For years, I canned crazily, hundreds of jars of beans and tomatoes and apples. This year, the mainstay of my garden is flowers. Months ago, the flowers gained the upper hand, and I can scarcely pick my way through the tangle of vine and petal: a patch of succor for pollinators, slow moving now, and birds.

My mother asks what’s new, what’s happening: skeins of geese fly over our house. Like the skeins of yarn I unwind and then rewind into fat balls. Sprawled on the windowsill beside my desk, my cat studies a gray squirrel fattening its cheeks with sunflower seeds. Red, gold, green: autumn.

We must risk delight.
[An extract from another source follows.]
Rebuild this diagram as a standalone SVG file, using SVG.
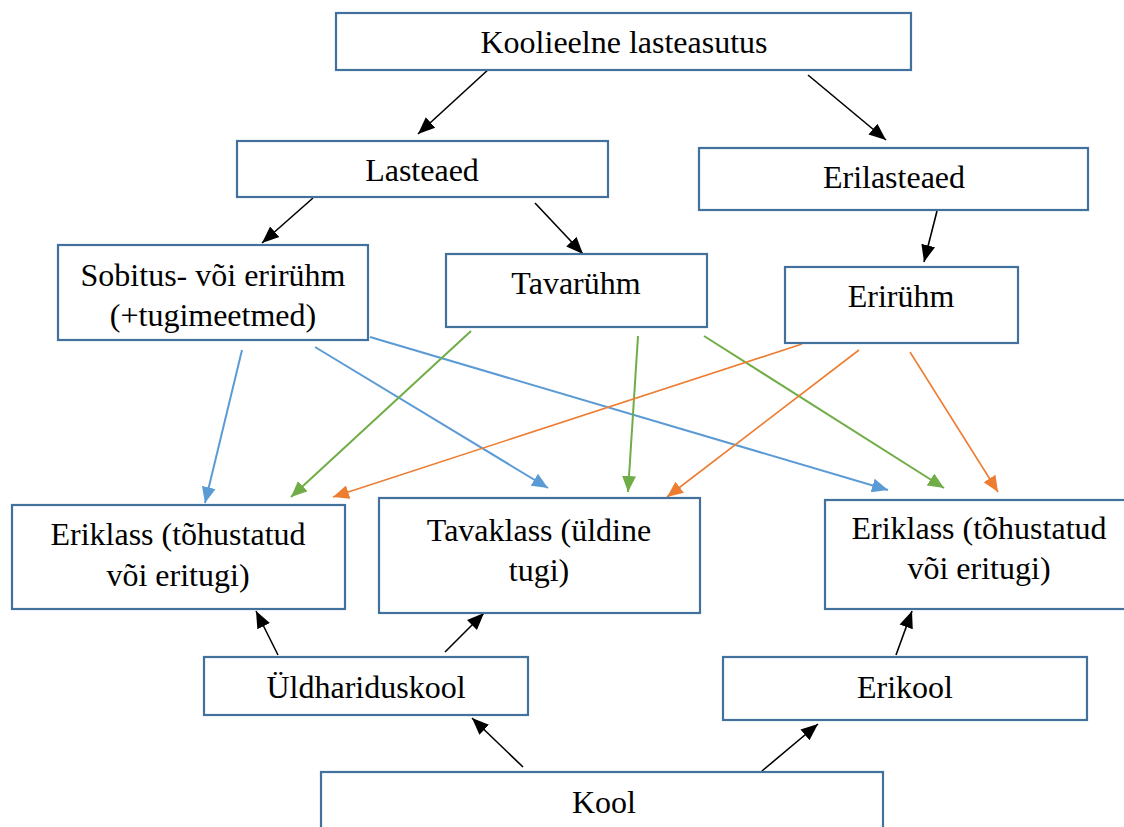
<svg xmlns="http://www.w3.org/2000/svg" width="1124" height="827" viewBox="0 0 1124 827">
<style>
.box{fill:#fff;stroke:#41719C;stroke-width:2.2}
text{font-family:"Liberation Serif","DejaVu Serif","Times New Roman",serif;font-size:32px;fill:#000;text-anchor:middle}
.k{stroke:#000;stroke-width:1.6;fill:none}
.b{stroke:#5B9BD5;stroke-width:2;fill:none}
.g{stroke:#70AD47;stroke-width:2;fill:none}
.o{stroke:#ED7D31;stroke-width:1.6;fill:none}
</style>
<defs>
<marker id="ak" markerUnits="userSpaceOnUse" markerWidth="20" markerHeight="16" refX="17" refY="8" orient="auto"><path d="M0,1 L17,8 L0,15 Z" fill="#000"/></marker>
<marker id="ab" markerUnits="userSpaceOnUse" markerWidth="18" markerHeight="14" refX="16" refY="7" orient="auto"><path d="M0,0 L16,7 L0,14 Z" fill="#5B9BD5"/></marker>
<marker id="ag" markerUnits="userSpaceOnUse" markerWidth="18" markerHeight="14" refX="16" refY="7" orient="auto"><path d="M0,0 L16,7 L0,14 Z" fill="#70AD47"/></marker>
<marker id="ao" markerUnits="userSpaceOnUse" markerWidth="18" markerHeight="14" refX="16" refY="7" orient="auto"><path d="M0,0 L16,7 L0,14 Z" fill="#ED7D31"/></marker>
</defs>
<rect width="1124" height="827" fill="#fff"/>
<g id="connectors">
<line class="k" x1="490" y1="68" x2="418" y2="134" marker-end="url(#ak)"/>
<line class="k" x1="808" y1="75" x2="886" y2="140" marker-end="url(#ak)"/>
<line class="k" x1="313" y1="198" x2="262" y2="243" marker-end="url(#ak)"/>
<line class="k" x1="535" y1="203" x2="583" y2="254" marker-end="url(#ak)"/>
<line class="k" x1="937" y1="211" x2="924" y2="262" marker-end="url(#ak)"/>
<line class="k" x1="278" y1="655" x2="256" y2="611" marker-end="url(#ak)"/>
<line class="k" x1="445" y1="652" x2="484" y2="613" marker-end="url(#ak)"/>
<line class="k" x1="896" y1="655" x2="912" y2="611" marker-end="url(#ak)"/>
<line class="k" x1="523" y1="767" x2="472" y2="718" marker-end="url(#ak)"/>
<line class="k" x1="762" y1="771" x2="818" y2="724" marker-end="url(#ak)"/>
<line class="b" x1="242" y1="350" x2="205" y2="503" marker-end="url(#ab)"/>
<line class="b" x1="315" y1="347" x2="548" y2="488" marker-end="url(#ab)"/>
<line class="b" x1="370" y1="337" x2="888" y2="490" marker-end="url(#ab)"/>
<line class="g" x1="471" y1="331" x2="291" y2="497" marker-end="url(#ag)"/>
<line class="g" x1="638" y1="336" x2="628" y2="492" marker-end="url(#ag)"/>
<line class="g" x1="704" y1="336" x2="944" y2="488" marker-end="url(#ag)"/>
<line class="o" x1="802" y1="344" x2="333" y2="497" marker-end="url(#ao)"/>
<line class="o" x1="859" y1="350" x2="667" y2="497" marker-end="url(#ao)"/>
<line class="o" x1="910" y1="352" x2="998" y2="492" marker-end="url(#ao)"/>
</g>
<g id="koolieelne"><rect class="box" x="336" y="13" width="575" height="57"/><text x="624" y="53">Koolieelne lasteasutus</text></g>
<g id="lasteaed"><rect class="box" x="237" y="141" width="371" height="56"/><text x="422" y="181">Lasteaed</text></g>
<g id="erilasteaed"><rect class="box" x="699" y="148" width="389" height="62"/><text x="894" y="188">Erilasteaed</text></g>
<g id="sobitus"><rect class="box" x="58" y="245" width="310" height="95"/><text x="213" y="286">Sobitus- või erirühm</text><text x="213" y="326">(+tugimeetmed)</text></g>
<g id="tavaryhm"><rect class="box" x="446" y="254" width="261" height="73"/><text x="576" y="294">Tavarühm</text></g>
<g id="eriryhm"><rect class="box" x="785" y="267" width="233" height="76"/><text x="901" y="307">Erirühm</text></g>
<g id="eriklass1"><rect class="box" x="12" y="505" width="333" height="104"/><text x="178" y="545">Eriklass (tõhustatud</text><text x="178" y="586">või eritugi)</text></g>
<g id="tavaklass"><rect class="box" x="379" y="498" width="321" height="115"/><text x="539" y="541">Tavaklass (üldine</text><text x="539" y="581">tugi)</text></g>
<g id="eriklass2"><rect class="box" x="825" y="500" width="310" height="109"/><text x="979" y="539">Eriklass (tõhustatud</text><text x="979" y="579">või eritugi)</text></g>
<g id="yldhariduskool"><rect class="box" x="204" y="657" width="324" height="58"/><text x="366" y="698">Üldhariduskool</text></g>
<g id="erikool"><rect class="box" x="723" y="657" width="364" height="63"/><text x="905" y="698">Erikool</text></g>
<g id="kool"><rect class="box" x="321" y="772" width="562" height="70"/><text x="604" y="813">Kool</text></g>
</svg>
We can do without pleasure,
but not delight. Not enjoyment. We must have
the stubbornness to accept our gladness in the ruthless
furnace of this world. 

— Jack Gilbert

Talking Past Dark.

A friend comes to visits, heads to my picnic table, and we commence talking. Hours later, a dewy dusk has descended. I’m shivering, my sweater cuffs pulled all the way over my hands. Inside, my cats are grousing for a fire in the wood stove.

I remember my friend’s oldest son sitting on my couch, about an eon ago. The boy was so small his legs didn’t reach the end of the couch. Now, he’s thinking of heading into a PhD program.
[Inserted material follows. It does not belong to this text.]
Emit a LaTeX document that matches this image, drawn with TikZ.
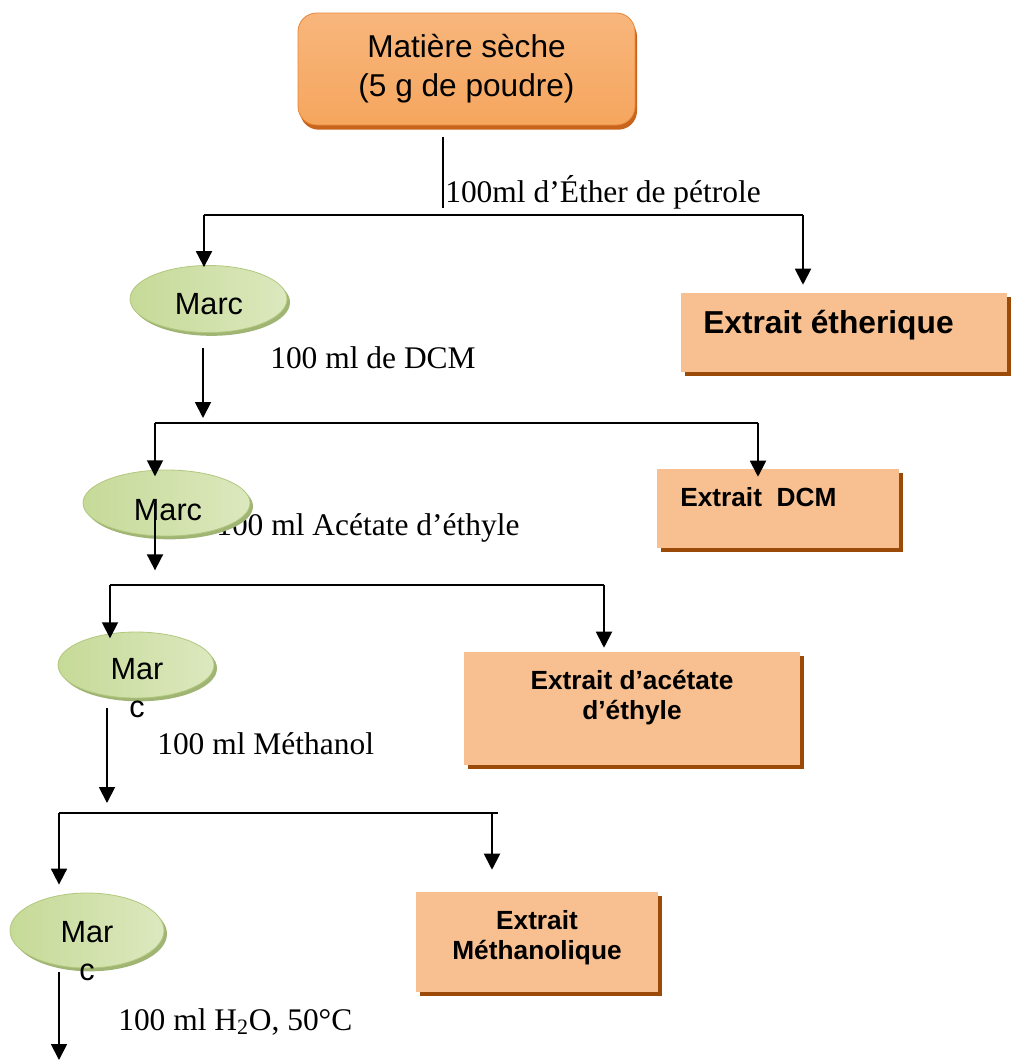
\documentclass[tikz,border=0pt]{standalone}
\usepackage{fontspec}
\setmainfont{Liberation Serif}
\newfontfamily\arialf{Liberation Sans}
\usetikzlibrary{arrows.meta,shapes.geometric}
\definecolor{boxfill}{HTML}{F8C090}
\definecolor{boxshadow}{HTML}{9C4A08}
\definecolor{elllight}{HTML}{DCE8BE}
\definecolor{ellmid}{HTML}{C6DA98}
\definecolor{ellshadow}{HTML}{A0B474}
\definecolor{elledge}{HTML}{B2C77E}
\definecolor{toplight}{HTML}{F8B67C}
\definecolor{topmid}{HTML}{F29444}
\definecolor{topbot}{HTML}{F5A65E}
\definecolor{topedge}{HTML}{E8863A}
\definecolor{topshadow}{HTML}{C8641C}
\begin{document}
\begin{tikzpicture}[x=0.75pt,y=-0.75pt,
  ln/.style={line width=1.4pt,black},
  arr/.style={ln,-{Triangle[width=12pt,length=12pt]}},
  lbl/.style={anchor=base west,inner sep=0,font=\fontsize{23.6}{28}\selectfont},
  topbox/.style={rectangle,rounded corners=14pt,draw=topedge,line width=0.6pt,
    top color=toplight,middle color=topmid,bottom color=topbot,
    preaction={fill=topshadow,transform canvas={xshift=1.5pt,yshift=-3.5pt}},
    inner sep=0,align=center,font=\arialf\fontsize{23.7}{29.25}\selectfont},
  ell/.style={ellipse,draw=elledge,line width=0.6pt,left color=ellmid,right color=elllight,
    preaction={fill=ellshadow,transform canvas={xshift=2.25pt,yshift=-2.5pt}},inner sep=0},
  elltext/.style={inner sep=0,align=center,font=\arialf\fontsize{23}{28.5}\selectfont},
  box/.style={rectangle,fill=boxfill,inner sep=0,
    preaction={fill=boxshadow,transform canvas={xshift=3pt,yshift=-3pt}}},
  boxtext/.style={inner sep=0,align=center,font=\arialf\bfseries\fontsize{19.7}{22.5}\selectfont}
]
\useasboundingbox (0,0) rectangle (1011,1061);

% solvent labels (drawn first, ellipses overlap them)
\node[lbl] (l1) at (445,202) {100ml d’Éther de pétrole};
\node[lbl] (l2) at (270,368) {100 ml de DCM};
\node[lbl] (l3) at (216,535) {100 ml Acétate d’éthyle};
\node[lbl] (l4) at (157,754) {100 ml Méthanol};
\node[lbl] (l5) at (118,1030) {100 ml H\textsubscript{2}O, 50°C};

% top box
\node[topbox,minimum width=252.75pt,minimum height=84pt] (top) at (466.5,69) {Matière sèche\\(5 g de poudre)};

% ellipses (Marc)
\node[ell,minimum width=117.75pt,minimum height=50.25pt] (m1) at (208.5,299) {};
\node[ell,minimum width=125.25pt,minimum height=49.5pt] (m2) at (166.5,503) {};
\node[ell,minimum width=117pt,minimum height=49.5pt] (m3) at (136,665) {};
\node[ell,minimum width=115.5pt,minimum height=56.25pt] (m4) at (87,930.5) {};
\node[elltext,anchor=base] (t1) at (209,314) {Marc};
\node[elltext,anchor=base] (t2) at (168,520) {Marc};
\node[elltext,anchor=north] (t3) at (137,658) {Mar\\c};
\node[elltext,anchor=north] (t4) at (87,921) {Mar\\c};

% extract boxes
\node[box,minimum width=244.5pt,minimum height=59.25pt] (e1) at (844,332.5) {};
\node[box,minimum width=181.5pt,minimum height=59.25pt] (e2) at (778,508.5) {};
\node[box,minimum width=252pt,minimum height=84.75pt] (e3) at (632,708.5) {};
\node[box,minimum width=181.5pt,minimum height=75pt] (e4) at (537,942) {};
\node[boxtext,anchor=base west,font=\arialf\bfseries\fontsize{23.8}{27}\selectfont] (x1) at (703,333) {Extrait étherique};
\node[boxtext,anchor=base west] (x2) at (680,506) {Extrait\ \ DCM};
\node[boxtext] (x3) at (632,698) {Extrait d’acétate\\d’éthyle};
\node[boxtext] (x4) at (537,938) {Extrait\\Méthanolique};

% connector coordinates
\coordinate (v1) at (443,208);
\coordinate (b1l) at (204,215);
\coordinate (b1r) at (803,215);
\coordinate (a1) at (203,423);
\coordinate (b2l) at (155,423);
\coordinate (b2r) at (758,423);
\coordinate (a3) at (155,585);
\coordinate (b3l) at (110,585);
\coordinate (b3r) at (604,585);
\coordinate (a5) at (107,813);
\coordinate (b4l) at (59,813);
\coordinate (b4r) at (498,813);
\coordinate (a6) at (492,813);
\coordinate (a7) at (59,1060);

% connectors
\draw[ln,shorten <=9pt] (top.south -| v1) -- (v1);
\draw[ln] (b1l) -- (b1r);
\draw[arr,shorten >=-1.5pt] (b1l) -- (b1l |- m1.north);
\draw[arr,shorten >=6pt] (b1r) -- (b1r |- e1.north);

\draw[arr,shorten <=11pt,shorten >=3.75pt] (m1.south -| a1) -- (a1);
\draw[ln] (b2l) -- (b2r);
\draw[arr,shorten >=-5pt] (b2l) -- (b2l |- m2.north);
\draw[arr,shorten >=-6pt] (b2r) -- (b2r |- e2.north);

\draw[arr,shorten >=11pt] (m2.center -| a3) -- (a3);
\draw[ln] (b3l) -- (b3r);
\draw[arr,shorten >=-5pt] (b3l) -- (b3l |- m3.north);
\draw[arr,shorten >=3pt] (b3r) -- (b3r |- e3.north);

\draw[arr,shorten <=7.5pt,shorten >=7.5pt] (m3.south -| a5) -- (a5);
\draw[ln] (b4l) -- (b4r);
\draw[arr,shorten >=6pt] (b4l) -- (b4l |- m4.north);
\draw[arr,shorten >=16.5pt] (a6) -- (a6 |- e4.north);

\draw[arr,shorten <=3pt] (m4.south -| a7) -- (a7);
\end{tikzpicture}
\end{document}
I haven’t seen this friend in months, since before I traveled to Europe and decided I was born on a continent that mismatches me. Yet, we start talking as though I was a young mother again, walking along the dirt road with a toddler, my hair unbrushed for days.

It’s a cliche of course, how the world changes and how it remains the same, that one long Heraclitus river — always the stream, never the same.

The foxes didn’t return to den behind my house this year. A few stray lilacs bloomed in late September. The harvest moon sails up in the sky. All our hours of talking and we solve absolutely nothing, not a single problem, except this, perhaps: a fattening of our friendship, this woman who assured me I would survive my divorce, that my life would continue. The sun heads down, and we keep on talking.

Good Weight of Firewood.

The wood man delivers me green firewood, wood I plan to burn next year, God willing. He brings bees, too, or maybe the creatures simply appear magically from my gardens or trees, hovering on this sweet-smelling-of-sap pile. The day’s flawlessly sunny, and we stand beside the wood and butterfly bush my daughter bought me, talking. His truck is 40 years old, older than him, and he yarns on from there, telling me about his sugarbush and the taps he leases and how much syrup he made last year and the year before. A former sugar maker myself, we talk the talk about reverse osmosis and arches and how he nearly but not quite burned his front pans last year. We talk ropy sap. We talk how long it takes to fill a 40 gallon drum.

I write him a check for a week’s worth of my wages. He heads out, still laughing, leaning out his window, telling me his wife expects him home for lunch.

When he’s gone, I lift a piece of maple, heft its weight, breathe in its smell. This wood man’s given me good weight.

Facts Yet Matter.

As one of the things I do to keep my household of daughter and me and two cats churning along, I spend an inordinate amount of time on minutes for a complicated development review board hearing. The writing poses the interesting questions of what to include, what to delete, clarity of the whole, simplicity of sentence. Beneath this, the minutes are a miniature of a town and the push-pull around building and change, of past and present and future, of how multiple stories of people intersect.

A deep appeal for me, writing these minutes, is that the facts matter. I arrange numbers and percentages, how these describe boards and a proposed building beneath a stand of cedars.

What I don’t include is that beyond the cedars the bank drops steeply into the water. The water is particularly clean. I’ve been swimming at the public beach for years, and I know how you can swim far out and look down at the sandy bottom. Flecks of mica glitter in the sunlight. The facts of my own story include an especially warm October day many years ago when a friend and I ventured far out into the lake. We swam among the first of the fallen red leaves. The day was so warm and the water so still.

And a line from Nikita Gill that sums up my tenor of thinking these days….

“We have all taken turns being Red Riding Hood and we have all been the wolf.” 

— Nikita Gill

In Very Vermont Fashion….

… I stopped by an art opening in a former brick stagecoach inn. In the Vermont way, the art was eclectic and superlative, the cheese local, the diminutive cupcakes homebaked, and the company excellent. My friend is the easy kind of person who doesn’t mind stepping forward with a plate of olives in her hand and introducing herself to a former library volunteer of mine whose name I can’t quite place….

Across the dirt road is an old barn where a stone labyrinth was placed a few years back. While my friend and I were talking, we watched two strangers do an excuse me, no, excuse me, sorting out who was going to enter the labyrinth first.

Small pleasures, friends, against the inevitable chaos of life.